Mais le monde d’aujourd’hui n’est plus celui des années 1900, ni même celui des années 1970. La Chine depuis a émergé. Avec un jeu tout aussi complet que celui des Etats-Unis. A la différence de la Russie qui a peu d’atouts en mains. Moscou en effet a rompu brutalement les règles en appuyant un irrédentisme. Moscou a ainsi ouvert la perspective d’une redistribution des cartes dangereuses en raison du peu de cartes dont la Russie dispose : ressources en gaz et pétrole, et armes nucléaires. Dans ce contexte l’accord signé avec la Bolivie le 22 octobre 2021 dénonçant les ingérences des États-Unis, interpelle. Il a certes été prolongé le 22 février 2022 par l’annonce de projets gaziers et pétroliers partagés. Mais la Bolivie est aussi un État revendiquant un territoire conquis par le Chili à la fin du XIXe siècle. Situation qui interpelle. La Bolivie a bien appuyé le dialogue dans le respect du droit international, mais sans nommer l’agresseur.

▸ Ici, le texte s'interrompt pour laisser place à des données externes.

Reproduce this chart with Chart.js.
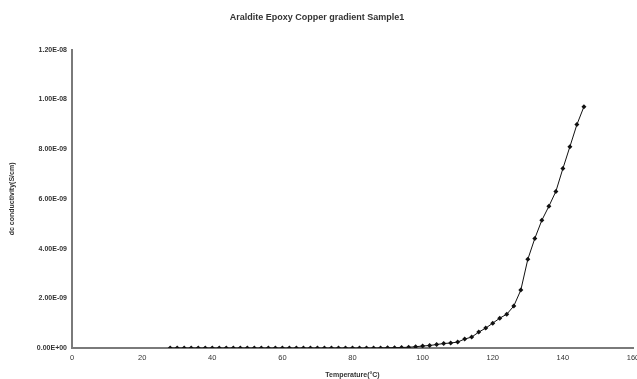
<!DOCTYPE html>
<html>
<head>
<meta charset="utf-8">
<script src="https://cdn.jsdelivr.net/npm/chart.js@4.4.1/dist/chart.umd.min.js"></script>
<style>
  html, body { margin: 0; padding: 0; background: #fff; }
  #wrap { width: 637px; height: 379px; position: relative; }
</style>
</head>
<body>
<div id="wrap"><canvas id="chart"></canvas></div>
<script>
// Araldite epoxy / copper gradient, dc conductivity vs temperature
const temperatures = [
  28, 30, 32, 34, 36, 38, 40, 42, 44, 46, 48, 50, 52, 54, 56, 58, 60, 62, 64, 66,
  68, 70, 72, 74, 76, 78, 80, 82, 84, 86, 88, 90, 92, 94, 96, 98, 100, 102, 104, 106,
  108, 110, 112, 114, 116, 118, 120, 122, 124, 126, 128, 130, 132, 134, 136, 138, 140, 142, 144, 146
];
const conductivity = [
  0, 0, 0, 0, 0, 0, 0, 0, 0, 0, 0, 0, 0, 0, 0, 0, 0, 0, 0, 0,
  0, 0, 0, 0, 0, 0, 0, 0, 0, 0, 0.005e-9, 0.01e-9, 0.015e-9, 0.02e-9, 0.03e-9, 0.05e-9, 0.08e-9, 0.1e-9, 0.14e-9, 0.18e-9,
  0.2e-9, 0.24e-9, 0.36e-9, 0.44e-9, 0.64e-9, 0.8e-9, 1.0e-9, 1.2e-9, 1.36e-9, 1.69e-9, 2.33e-9, 3.57e-9, 4.41e-9, 5.14e-9, 5.7e-9, 6.3e-9, 7.22e-9, 8.1e-9, 8.99e-9, 9.71e-9
];
const yTickLabels = ['0.00E+00', '2.00E-09', '4.00E-09', '6.00E-09', '8.00E-09', '1.00E-08', '1.20E-08'];

const axisGrey = '#7a7a7a';
const textCol = '#333';

const ctx = document.getElementById('chart').getContext('2d');
new Chart(ctx, {
  type: 'line',
  data: {
    datasets: [{
      data: temperatures.map((t, i) => ({ x: t, y: conductivity[i] })),
      borderColor: '#111',
      borderWidth: 1,
      backgroundColor: '#111',
      pointStyle: 'rectRot',
      pointRadius: 2.5,
      pointBorderWidth: 0,
      tension: 0
    }]
  },
  options: {
    responsive: true,
    maintainAspectRatio: false,
    animation: false,
    layout: { padding: { left: 0, right: 3, top: 0, bottom: 0 } },
    plugins: {
      legend: { display: false },
      tooltip: { enabled: false },
      title: {
        display: true,
        text: 'Araldite Epoxy Copper gradient Sample1',
        color: textCol,
        font: { family: 'Liberation Sans, Arial', size: 9, weight: 'bold' },
        padding: { top: 12, bottom: 27 }
      }
    },
    scales: {
      x: {
        type: 'linear',
        min: 0,
        max: 160,
        grid: { display: false, drawTicks: true, tickLength: 3, tickColor: axisGrey },
        border: { color: axisGrey, width: 2 },
        ticks: {
          stepSize: 20,
          color: textCol,
          padding: 2,
          maxRotation: 0,
          font: { family: 'Liberation Sans, Arial', size: 7.5 }
        },
        title: {
          display: true,
          text: 'Temperature(°C)',
          color: textCol,
          padding: { top: 2, bottom: 0 },
          font: { family: 'Liberation Sans, Arial', size: 7, weight: 'bold' }
        },
        afterFit: s => { s.height = 31; s.paddingLeft = 0; s.paddingRight = 0; }
      },
      y: {
        min: 0,
        max: 1.2e-8,
        grid: { display: false, drawTicks: true, tickLength: 3, tickColor: axisGrey },
        border: { color: axisGrey, width: 2 },
        ticks: {
          stepSize: 2e-9,
          color: textCol,
          padding: 2,
          font: { family: 'Liberation Sans, Arial', size: 7, weight: 'bold' },
          callback: (v, i) => yTickLabels[i]
        },
        title: {
          display: true,
          text: 'dc conductivity(S/cm)',
          color: textCol,
          padding: { top: 8, bottom: 4 },
          font: { family: 'Liberation Sans, Arial', size: 7, weight: 'bold' }
        },
        afterFit: s => { s.width = 72; s.paddingTop = 0; s.paddingBottom = 0; }
      }
    }
  }
});
</script>
</body>
</html>
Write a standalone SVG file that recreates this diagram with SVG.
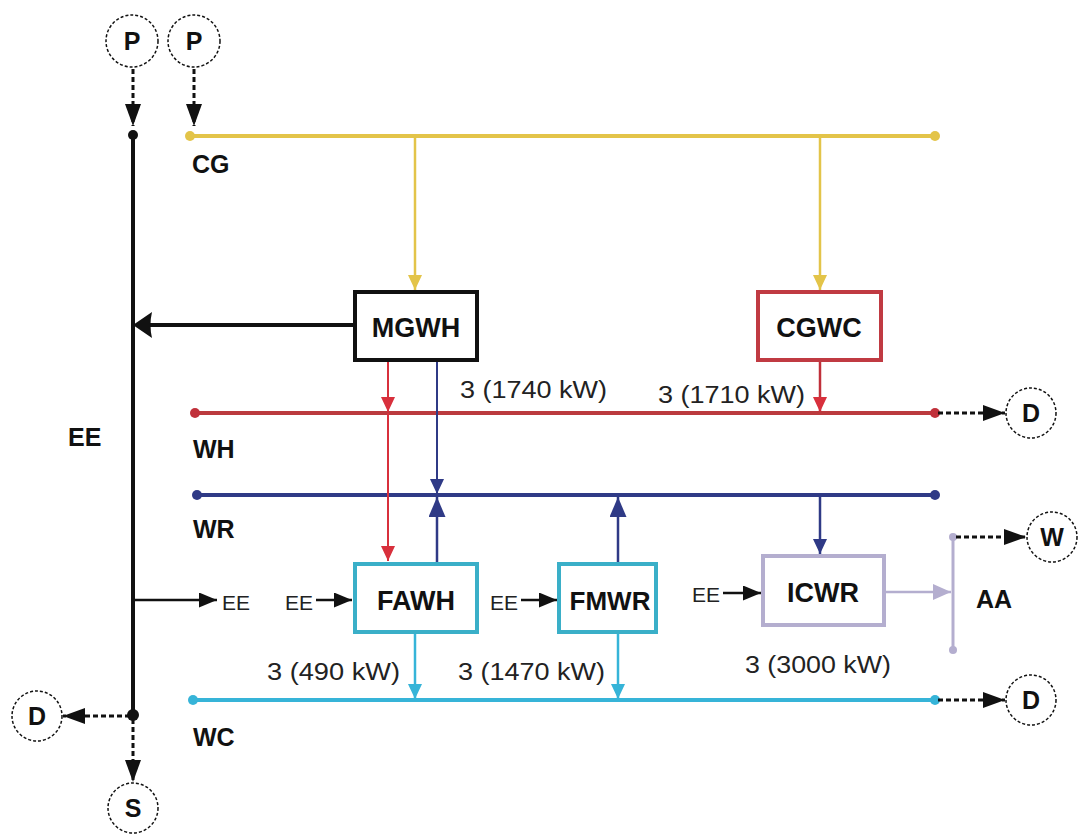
<svg xmlns="http://www.w3.org/2000/svg" width="1081" height="840" viewBox="0 0 1081 840">
<style>
.bl{font-family:"Liberation Sans",Arial,sans-serif;font-weight:bold;fill:#111;}
.rg{font-family:"Liberation Sans",Arial,sans-serif;fill:#222;}
.circ{fill:#fff;stroke:#111;stroke-width:1.5;stroke-dasharray:3 2;}
.dash{stroke:#111;stroke-width:3;stroke-dasharray:5 3;fill:none;}
.box{fill:#fff;stroke-width:4;}
</style>
<defs>
<marker id="ak" viewBox="0 0 10 10" refX="10" refY="5" markerWidth="22" markerHeight="16" markerUnits="userSpaceOnUse" orient="auto" preserveAspectRatio="none"><path d="M0,0 L10,5 L0,10 z" fill="#111"/></marker>
<marker id="aks" viewBox="0 0 10 10" refX="10" refY="5" markerWidth="18" markerHeight="15" markerUnits="userSpaceOnUse" orient="auto" preserveAspectRatio="none"><path d="M0,0 L10,5 L0,10 z" fill="#111"/></marker>
<marker id="ay" viewBox="0 0 10 10" refX="10" refY="5" markerWidth="15" markerHeight="14" markerUnits="userSpaceOnUse" orient="auto" preserveAspectRatio="none"><path d="M0,0 L10,5 L0,10 z" fill="#E3C449"/></marker>
<marker id="ar" viewBox="0 0 10 10" refX="10" refY="5" markerWidth="15" markerHeight="14" markerUnits="userSpaceOnUse" orient="auto" preserveAspectRatio="none"><path d="M0,0 L10,5 L0,10 z" fill="#D8303C"/></marker>
<marker id="ab" viewBox="0 0 10 10" refX="10" refY="5" markerWidth="15" markerHeight="14" markerUnits="userSpaceOnUse" orient="auto" preserveAspectRatio="none"><path d="M0,0 L10,5 L0,10 z" fill="#2F3A86"/></marker>
<marker id="abl" viewBox="0 0 10 10" refX="10" refY="5" markerWidth="20" markerHeight="17" markerUnits="userSpaceOnUse" orient="auto" preserveAspectRatio="none"><path d="M0,0 L10,5 L0,10 z" fill="#2F3A86"/></marker>
<marker id="ac" viewBox="0 0 10 10" refX="10" refY="5" markerWidth="15" markerHeight="14" markerUnits="userSpaceOnUse" orient="auto" preserveAspectRatio="none"><path d="M0,0 L10,5 L0,10 z" fill="#36B4D8"/></marker>
<marker id="al" viewBox="0 0 10 10" refX="10" refY="5" markerWidth="18" markerHeight="16" markerUnits="userSpaceOnUse" orient="auto" preserveAspectRatio="none"><path d="M0,0 L10,5 L0,10 z" fill="#B4AECF"/></marker>
</defs>
<rect width="1081" height="840" fill="#fff"/>

<g id="connectors">
  <!-- EE bus -->
  <line x1="133" y1="135" x2="133" y2="715" stroke="#111" stroke-width="4"/>
  <circle cx="133" cy="135" r="5" fill="#111"/>
  <circle cx="133" cy="715" r="6" fill="#111"/>
  <!-- P inputs -->
  <line class="dash" x1="133" y1="69" x2="133" y2="126" marker-end="url(#ak)"/>
  <line class="dash" x1="194" y1="69" x2="194" y2="126" marker-end="url(#ak)"/>
  <!-- CG line -->
  <line x1="190" y1="136" x2="935" y2="136" stroke="#E3C449" stroke-width="4"/>
  <circle cx="190" cy="136" r="5" fill="#E3C449"/>
  <circle cx="935" cy="136" r="5" fill="#E3C449"/>
  <line x1="415" y1="136" x2="415" y2="290" stroke="#E3C449" stroke-width="2.5" marker-end="url(#ay)"/>
  <line x1="820" y1="136" x2="820" y2="290" stroke="#E3C449" stroke-width="2.5" marker-end="url(#ay)"/>
  <!-- MGWH to EE -->
  <line x1="353" y1="325" x2="150" y2="325" stroke="#111" stroke-width="4"/>
  <path d="M133,325 L152,312 Q149,325 152,338 Z" fill="#111"/>
  <!-- WH line -->
  <line x1="195" y1="413" x2="935" y2="413" stroke="#BB3A3E" stroke-width="4"/>
  <circle cx="195" cy="413" r="5" fill="#C0303A"/>
  <circle cx="935" cy="413" r="5" fill="#C0303A"/>
  <line class="dash" x1="938" y1="413" x2="1005" y2="413" marker-end="url(#ak)"/>
  <!-- WR line -->
  <line x1="197" y1="495" x2="935" y2="495" stroke="#2F3A86" stroke-width="4"/>
  <circle cx="197" cy="495" r="5" fill="#2F3A86"/>
  <circle cx="935" cy="495" r="5" fill="#2F3A86"/>
  <!-- WC line -->
  <line x1="193" y1="700" x2="935" y2="700" stroke="#36B4D8" stroke-width="4"/>
  <circle cx="193" cy="700" r="5" fill="#36B4D8"/>
  <circle cx="935" cy="700" r="5" fill="#36B4D8"/>
  <line class="dash" x1="938" y1="700" x2="1005" y2="700" marker-end="url(#ak)"/>
  <!-- CGWC to WH -->
  <line x1="820" y1="362" x2="820" y2="412" stroke="#C0303A" stroke-width="2.5" marker-end="url(#ar)"/>
  <!-- MGWH red to WH and FAWH -->
  <line x1="388" y1="362" x2="388" y2="412" stroke="#D8303C" stroke-width="2" marker-end="url(#ar)"/>
  <line x1="388" y1="413" x2="388" y2="561" stroke="#D8303C" stroke-width="2" marker-end="url(#ar)"/>
  <!-- MGWH blue to WR -->
  <line x1="437" y1="362" x2="437" y2="494" stroke="#2F3A86" stroke-width="2" marker-end="url(#ab)"/>
  <line x1="437" y1="563" x2="437" y2="497" stroke="#2F3A86" stroke-width="2.5" marker-end="url(#abl)"/>
  <!-- FMWR to WR -->
  <line x1="618" y1="563" x2="618" y2="497" stroke="#2F3A86" stroke-width="2.5" marker-end="url(#abl)"/>
  <!-- WR to ICWR -->
  <line x1="820" y1="495" x2="820" y2="554" stroke="#2F3A86" stroke-width="2.5" marker-end="url(#ab)"/>
  <!-- FAWH, FMWR to WC -->
  <line x1="415" y1="634" x2="415" y2="699" stroke="#36B4D8" stroke-width="2.5" marker-end="url(#ac)"/>
  <line x1="618" y1="633" x2="618" y2="699" stroke="#36B4D8" stroke-width="2.5" marker-end="url(#ac)"/>
  <!-- ICWR to AA -->
  <line x1="885" y1="592" x2="951" y2="592" stroke="#B4AECF" stroke-width="2.5" marker-end="url(#al)"/>
  <line x1="953" y1="537" x2="953" y2="650" stroke="#B4AECF" stroke-width="3"/>
  <circle cx="953" cy="537" r="4" fill="#B4AECF"/>
  <circle cx="953" cy="650" r="4" fill="#B4AECF"/>
  <line class="dash" x1="956" y1="537" x2="1026" y2="537" marker-end="url(#ak)"/>
  <!-- EE arrows -->
  <line x1="133" y1="600" x2="217" y2="600" stroke="#111" stroke-width="2.5" marker-end="url(#aks)"/>
  <line x1="316" y1="600" x2="352" y2="600" stroke="#111" stroke-width="2.5" marker-end="url(#aks)"/>
  <line x1="521" y1="600" x2="557" y2="600" stroke="#111" stroke-width="2.5" marker-end="url(#aks)"/>
  <line x1="723" y1="593" x2="761" y2="593" stroke="#111" stroke-width="2.5" marker-end="url(#aks)"/>
  <!-- bottom outputs -->
  <line class="dash" x1="130" y1="716" x2="63" y2="716" marker-end="url(#ak)"/>
  <line class="dash" x1="133" y1="719" x2="133" y2="782" marker-end="url(#ak)"/>
</g>

<g id="node-P1"><circle class="circ" cx="132" cy="41" r="26"/><text class="bl" x="132" y="50" font-size="25" text-anchor="middle">P</text></g>
<g id="node-P2"><circle class="circ" cx="194" cy="41" r="26"/><text class="bl" x="194" y="50" font-size="25" text-anchor="middle">P</text></g>
<g id="node-D1"><circle class="circ" cx="1031" cy="413" r="25"/><text class="bl" x="1031" y="422" font-size="25" text-anchor="middle">D</text></g>
<g id="node-W"><circle class="circ" cx="1052" cy="537" r="25"/><text class="bl" x="1052" y="546" font-size="25" text-anchor="middle">W</text></g>
<g id="node-D2"><circle class="circ" cx="1031" cy="700" r="25"/><text class="bl" x="1031" y="709" font-size="25" text-anchor="middle">D</text></g>
<g id="node-D3"><circle class="circ" cx="37" cy="716" r="25"/><text class="bl" x="37" y="725" font-size="25" text-anchor="middle">D</text></g>
<g id="node-S"><circle class="circ" cx="133" cy="808" r="25"/><text class="bl" x="133" y="817" font-size="25" text-anchor="middle">S</text></g>

<g id="node-MGWH"><rect class="box" x="355" y="292" width="122" height="68" stroke="#111"/><text class="bl" x="416" y="337" font-size="27" text-anchor="middle">MGWH</text></g>
<g id="node-CGWC"><rect class="box" x="758" y="292" width="123" height="68" stroke="#C03A42"/><text class="bl" x="819" y="337" font-size="27" text-anchor="middle">CGWC</text></g>
<g id="node-FAWH"><rect class="box" x="355" y="564" width="122" height="68" stroke="#3AAFC8"/><text class="bl" x="416" y="610" font-size="27" text-anchor="middle">FAWH</text></g>
<g id="node-FMWR"><rect class="box" x="559" y="564" width="97" height="68" stroke="#3AAFC8"/><text class="bl" x="610" y="610" font-size="26" text-anchor="middle">FMWR</text></g>
<g id="node-ICWR"><rect class="box" x="763" y="556" width="121" height="69" stroke="#B4AECF"/><text class="bl" x="823" y="602" font-size="27" text-anchor="middle">ICWR</text></g>

<g id="labels">
  <text class="bl" x="192" y="173" font-size="25">CG</text>
  <text class="bl" x="193" y="458" font-size="25">WH</text>
  <text class="bl" x="193" y="538" font-size="25">WR</text>
  <text class="bl" x="193" y="746" font-size="25">WC</text>
  <text class="bl" x="68" y="446" font-size="25">EE</text>
  <text class="bl" x="976" y="608" font-size="25">AA</text>
  <text class="rg" x="222" y="610" font-size="21">EE</text>
  <text class="rg" x="285" y="610" font-size="21">EE</text>
  <text class="rg" x="490" y="610" font-size="21">EE</text>
  <text class="rg" x="692" y="602" font-size="21">EE</text>
  <text class="rg" x="460" y="398" font-size="23" textLength="147" lengthAdjust="spacingAndGlyphs">3 (1740 kW)</text>
  <text class="rg" x="658" y="403" font-size="23" textLength="147" lengthAdjust="spacingAndGlyphs">3 (1710 kW)</text>
  <text class="rg" x="267" y="680" font-size="23" textLength="133" lengthAdjust="spacingAndGlyphs">3 (490 kW)</text>
  <text class="rg" x="458" y="680" font-size="23" textLength="147" lengthAdjust="spacingAndGlyphs">3 (1470 kW)</text>
  <text class="rg" x="745" y="673" font-size="23" textLength="146" lengthAdjust="spacingAndGlyphs">3 (3000 kW)</text>
</g>
</svg>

La Chine de 2022 est comme la Fédération de Russie une puissance militaire et nucléaire. Mais elle est aussi une puissance commerciale, économique, financière, et technologique. Les États-Unis, sont eux aussi une puissance militaire, commerciale, économique, financière, et technologique. Très présents aux Amériques ils disposent d’instruments diversifiés d’influence, leur permettant d’agir sans recourir au militaire. Mais Moscou les a renvoyés au passé, à la guerre froide, vers l’Europe. Alors que la Chine, a gardé une prudence diplomatique lui laissant les mains libres. Toutes choses permettant à Pékin de tenir bien des cordons de la bourse aux influences. Les routes de la soie tissent des liens de dépendance de plus en plus présents en Amériques latines. L’Argentine après la Bolivie, le Chili, le Costa-Rica, Cuba, l’Équateur, le Pérou, la République Dominicaine, le Salvador, l’Uruguay et le Venezuela, vient d’y adhérer. La Chine est donc un peu plus aujourd’hui en mesure sinon d’engranger « le dix de der », du moins de placer un nombre supplémentaire de jokers en terres latino-américaines.